Elder Zanni asked Marcelino if he had felt anything during his prayer. When Marcelino told him no, the missionary said, “I felt the Spirit very strong. It’s strange that you didn’t feel anything.”

When he admitted what he had felt, Marcelino says, “the elders read from the Doctrine and Covenants, telling me that when the Lord wants us to know if something is right, He will send His peace or make our heart burn within us [see D&C 6:23; 9:8]. That day was a turning point for me.”

From then on, the Spirit labored with him and testified of the truth through numerous spiritual experiences. “I’d feel the burning again while I was alone in my apartment,” Marcelino says. “When I would open the window, I’d see the elders nearby on a corner teaching people about the Church. I could feel when they were close, and I began to take seriously what they were teaching me.”

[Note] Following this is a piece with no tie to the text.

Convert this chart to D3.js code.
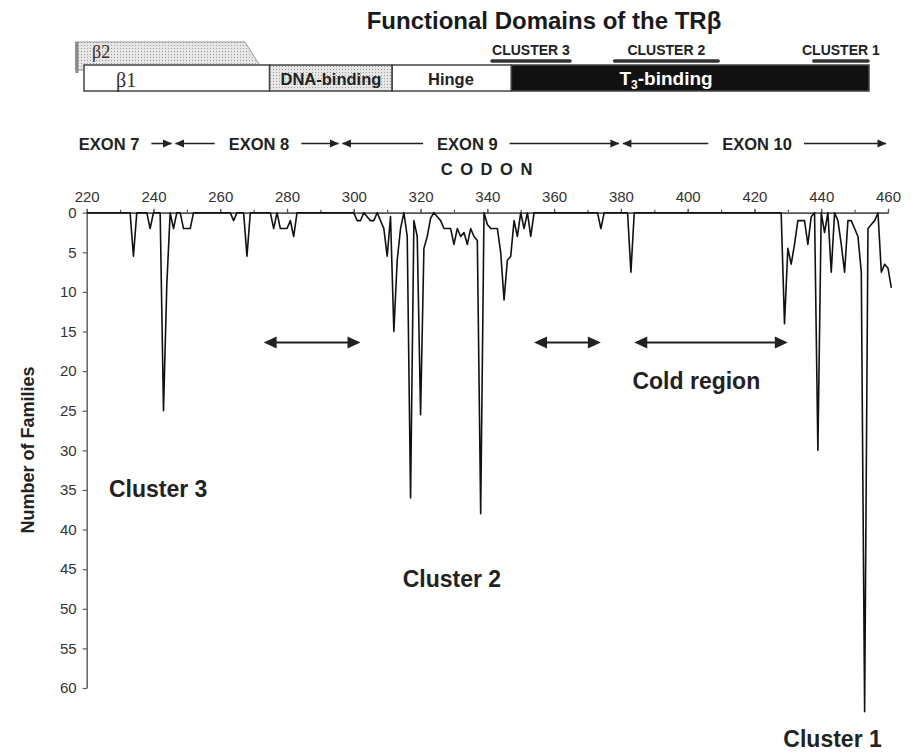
<!DOCTYPE html>
<html>
<head>
<meta charset="utf-8">
<script src="https://cdn.jsdelivr.net/npm/d3@7"></script>
<style>
body { margin: 0; background: #fff; }
text { font-family: "Liberation Sans", Arial, sans-serif; }
</style>
</head>
<body>
<svg id="chart" width="916" height="756"></svg>
<script>
// number of families with a mutation at each codon
codons   = [220, 233, 234, 235, 238, 239, 240, 242, 243, 244, 245, 246, 247, 248, 249, 250, 251, 252,
            263, 264, 265, 267, 268, 269, 275, 276, 277, 278, 279, 280, 281, 282, 283,
            300, 301, 302, 303, 304, 305, 306, 307, 308, 309, 310, 311, 312, 313, 314, 315, 316, 317,
            318, 319, 320, 321, 322, 323, 324, 325, 326, 327, 328, 329, 330, 331, 332, 333, 334, 335,
            336, 337, 338, 339, 340, 341, 342, 343, 344, 345, 346, 347, 348, 349, 350, 351, 352, 353, 354,
            373, 374, 375, 382, 383, 384,
            428, 429, 430, 431, 432, 433, 434, 435, 436, 437, 438, 439, 440, 441, 442, 443, 444, 445,
            446, 447, 448, 449, 450, 451, 452, 453, 454, 455, 456, 457, 458, 459, 460, 461];
families = [0, 0, 5.5, 0, 0, 2, 0, 0, 25, 9, 0, 2, 0, 0, 2, 2, 2, 0,
            0, 1, 0, 0, 5.5, 0, 0, 2, 0, 2, 2, 2, 1, 3, 0,
            0, 1, 1, 0, 0.5, 1, 1, 0, 1, 2, 5.5, 0.5, 15, 6, 2, 0, 3, 36,
            1, 3, 25.5, 4.5, 3, 0.7, 0, 0.5, 1, 2, 2, 2, 4, 2, 3, 2.5, 4, 2,
            3, 3.5, 38, 0, 1.5, 2, 2, 2, 5, 11, 6, 5.5, 1, 3, 0, 2, 0, 3, 0,
            0, 2, 0, 0, 7.5, 0,
            0, 14, 4.5, 6.5, 4, 1, 1, 1, 4, 0.5, 0, 30, 0, 2.5, 0, 7.5, 0, 1,
            4, 7.5, 1, 1, 2, 3, 7.5, 63, 2, 1.5, 1, 0, 7.5, 6.5, 7, 9.5];

xTicks = d3.range(220, 461, 20);
xMinor = d3.range(220, 461, 10);
yTicks = d3.range(0, 61, 5);

// exons along the codon axis
exonNames   = ["EXON 7", "EXON 8", "EXON 9", "EXON 10"];
exonStart   = [220, 246, 296, 380];
exonEnd     = [246, 296, 380, 460];
exonLabelAt = [226.7, 271.6, 334, 420.8];

// cold regions (double arrows)
coldStart = [273, 354, 384];
coldEnd   = [302, 374, 430];

// labels inside the plot: text, codon, families
noteText  = ["Cluster 3", "Cluster 2", "Cluster 1", "Cold region"];
noteCodon = [241.4, 329.4, 443.4, 402.6];
noteFam   = [35.9, 47.3, 67.5, 22.2];

// schematic of the receptor, in residues
domainNames   = ["β1", "DNA-binding", "Hinge", "T3-binding"];
domainStart   = [0, 109, 181, 251];
domainEnd     = [109, 181, 251, 461];
domainLabelAt = [24.7, 145, 215.5, 341.8];
clusterNames = ["CLUSTER 3", "CLUSTER 2", "CLUSTER 1"];
clusterStart = [239, 311, 428];
clusterEnd   = [286, 373, 461];

var svg = d3.select("#chart");
var x = d3.scaleLinear().domain([220, 460]).range([86.7, 888]);
var y = d3.scaleLinear().domain([0, 60]).range([212.7, 688]);
var sx = d3.scaleLinear().domain([0, 461]).range([84, 869]);

var defs = svg.append("defs");
var pat = defs.append("pattern").attr("id", "dots")
    .attr("width", 3).attr("height", 3).attr("patternUnits", "userSpaceOnUse");
pat.append("rect").attr("width", 3).attr("height", 3).attr("fill", "#e6e6e6");
pat.append("rect").attr("width", 1).attr("height", 1).attr("fill", "#9c9c9c");

function arrowHead(g, tip, yy, dir, len, half) {
    // dir = 1 points right, -1 points left
    g.append("path")
        .attr("d", "M" + tip + "," + yy + "L" + (tip - dir * len) + "," + (yy - half) +
                   "L" + (tip - dir * len) + "," + (yy + half) + "Z")
        .attr("fill", "#222");
}

// title
svg.append("text")
    .attr("x", 544).attr("y", 29)
    .attr("text-anchor", "middle")
    .style("font-size", "24px").style("font-weight", "bold").attr("fill", "#1a1a1a")
    .text("Functional Domains of the TRβ");

// beta2 tab behind beta1
var schem = svg.append("g");
schem.append("path")
    .attr("d", "M" + sx(-5) + ",42L" + sx(94.5) + ",42L" + sx(105) + ",70L" + sx(-5) + ",70Z")
    .attr("fill", "url(#dots)").attr("stroke", "#999").attr("stroke-width", 1);
schem.append("rect").attr("x", sx(-5)).attr("y", 42).attr("width", 3).attr("height", 31).attr("fill", "#8a8a8a");
schem.append("text")
    .attr("x", sx(4.7)).attr("y", 58)
    .style("font-family", "'Liberation Serif', 'Times New Roman', serif").style("font-size", "18px")
    .attr("fill", "#3a2a2a").text("β2");

var fills = ["#fff", "url(#dots)", "#fff", "#111"];
schem.selectAll(".dom").data(domainNames).enter().append("rect")
    .attr("class", "dom")
    .attr("x", (d, i) => sx(domainStart[i]))
    .attr("y", 65)
    .attr("width", (d, i) => sx(domainEnd[i]) - sx(domainStart[i]))
    .attr("height", 26)
    .attr("fill", (d, i) => fills[i])
    .attr("stroke", "#444").attr("stroke-width", 1.5);

schem.append("text")
    .attr("x", sx(domainLabelAt[0])).attr("y", 87).attr("text-anchor", "middle")
    .style("font-family", "'Liberation Serif', 'Times New Roman', serif").style("font-size", "20px")
    .attr("fill", "#3a2a2a").text(domainNames[0]);
[1, 2].forEach(i => {
    schem.append("text")
        .attr("x", sx(domainLabelAt[i])).attr("y", 84.5).attr("text-anchor", "middle")
        .style("font-size", "16.5px").style("font-weight", "bold").attr("fill", "#222")
        .text(domainNames[i]);
});
var t3 = schem.append("text")
    .attr("x", sx(domainLabelAt[3])).attr("y", 85).attr("text-anchor", "middle")
    .style("font-size", "19px").style("font-weight", "bold").attr("fill", "#fff");
t3.append("tspan").text("T");
t3.append("tspan").attr("dy", 4).style("font-size", "12px").text("3");
t3.append("tspan").attr("dy", -4).text("-binding");

// cluster bars above the schematic
schem.selectAll(".cbar").data(clusterNames).enter().append("line")
    .attr("class", "cbar")
    .attr("x1", (d, i) => sx(clusterStart[i]) + 1).attr("x2", (d, i) => sx(clusterEnd[i]) - 1)
    .attr("y1", 61).attr("y2", 61)
    .attr("stroke", "#333").attr("stroke-width", 3.5).attr("stroke-linecap", "round");
schem.selectAll(".clab").data(clusterNames).enter().append("text")
    .attr("class", "clab")
    .attr("x", (d, i) => (sx(clusterStart[i]) + sx(clusterEnd[i])) / 2)
    .attr("y", 55).attr("text-anchor", "middle")
    .style("font-size", "14px").style("font-weight", "bold").attr("fill", "#222")
    .text(d => d);

// exon row
var exon = svg.append("g");
var exonY = 143.5;
exonNames.forEach((name, i) => {
    var t = exon.append("text")
        .attr("x", x(exonLabelAt[i])).attr("y", 150).attr("text-anchor", "middle")
        .style("font-size", "16.5px").style("font-weight", "bold").attr("fill", "#222")
        .text(name);
    var w = t.node().getComputedTextLength();
    var left = x(exonLabelAt[i]) - w / 2 - 14;
    var right = x(exonLabelAt[i]) + w / 2 + 12;
    if (i > 0) {
        exon.append("line").attr("x1", x(exonStart[i]) + 2).attr("x2", left)
            .attr("y1", exonY).attr("y2", exonY).attr("stroke", "#222").attr("stroke-width", 1.6);
        arrowHead(exon, x(exonStart[i]) + 1.5, exonY, -1, 9, 4);
    }
    exon.append("line").attr("x1", right).attr("x2", x(exonEnd[i]) - 2)
        .attr("y1", exonY).attr("y2", exonY).attr("stroke", "#222").attr("stroke-width", 1.6);
    arrowHead(exon, x(exonEnd[i]) - 1.5, exonY, 1, 9, 4);
});

svg.append("text")
    .attr("x", x(340)).attr("y", 175).attr("text-anchor", "middle")
    .style("font-size", "16.5px").style("font-weight", "bold").style("letter-spacing", "1.5px")
    .attr("fill", "#222").text("C O D O N");

// axes
var minor = svg.append("g").attr("transform", "translate(0," + y(0) + ")")
    .call(d3.axisTop(x).tickValues(xMinor).tickSize(3).tickSizeOuter(0).tickFormat(""));
var xAxis = svg.append("g").attr("transform", "translate(0," + y(0) + ")")
    .call(d3.axisTop(x).tickValues(xTicks).tickSize(4).tickSizeOuter(0).tickPadding(6.5));
var yAxis = svg.append("g").attr("transform", "translate(" + x(220) + ",0)")
    .call(d3.axisLeft(y).tickValues(yTicks).tickSize(4).tickSizeOuter(0).tickPadding(6));
[minor, xAxis, yAxis].forEach(a => {
    a.select(".domain").attr("stroke", "#555").attr("stroke-width", 1.4);
    a.selectAll(".tick line").attr("stroke", "#555").attr("stroke-width", 1.2);
    a.selectAll(".tick text")
        .style("font-family", "'Liberation Sans', Arial, sans-serif")
        .style("font-size", "15px").attr("fill", "#333");
});

svg.append("text")
    .attr("transform", "translate(34,450) rotate(-90)")
    .attr("text-anchor", "middle")
    .style("font-size", "18px").style("font-weight", "bold").attr("fill", "#222")
    .text("Number of Families");

// the mutation profile
var pts = codons.map((c, i) => [c, families[i]]);
svg.append("path")
    .datum(pts)
    .attr("d", d3.line().x(d => x(d[0])).y(d => y(d[1])))
    .attr("fill", "none").attr("stroke", "#111").attr("stroke-width", 1.6)
    .attr("stroke-linejoin", "round");

// cold region arrows
var cold = svg.append("g");
var coldY = y(16.4);
coldStart.forEach((s, i) => {
    cold.append("line").attr("x1", x(s) + 4).attr("x2", x(coldEnd[i]) - 4)
        .attr("y1", coldY).attr("y2", coldY).attr("stroke", "#222").attr("stroke-width", 2);
    arrowHead(cold, x(s), coldY, -1, 13, 6);
    arrowHead(cold, x(coldEnd[i]), coldY, 1, 13, 6);
});

// notes
svg.selectAll(".note").data(noteText).enter().append("text")
    .attr("class", "note")
    .attr("x", (d, i) => x(noteCodon[i]))
    .attr("y", (d, i) => y(noteFam[i]))
    .attr("text-anchor", "middle")
    .style("font-size", "23px").style("font-weight", "bold").attr("fill", "#222")
    .text(d => d);
</script>
</body>
</html>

Marcelino received a warm welcome when he began attending church. He was baptized a short while later on April 22—the exact day the missionaries had named three months earlier. Today, after serving nine years as president of the Ushuaia district, he serves as the second counselor in the presidency of the Buenos Aires north mission.

“When we read that the Lord will ‘send forth [His] word unto the ends of the earth’ [D&C 112:4], that’s Ushuaia,” says President Tossen. “Ushuaia is the end of the earth. But for those like me who found the gospel here, it’s the beginning of everything. Here you’ll find the lighthouse at the end of the world. But here is where I found faith and the lighthouse of the Lord.”

Through the Book of Mormon, God “answered the most important prayer I ever said,” says Guillermo Leiva (above, center), who serves as a branch president in Ushuaia. Above right: Les Éclaireurs Lighthouse and photos of Ushuaia.

Right: For Amanda and Ricardo Robledo (with daughters Bárbara and Irene), learning that their family could be together forever was the crowning doctrine that helped them accept the restored gospel.

Ushuaia may be located at the end of the earth, but for those like Marcelino Tossen who have found the gospel here, “it’s the beginning of everything.”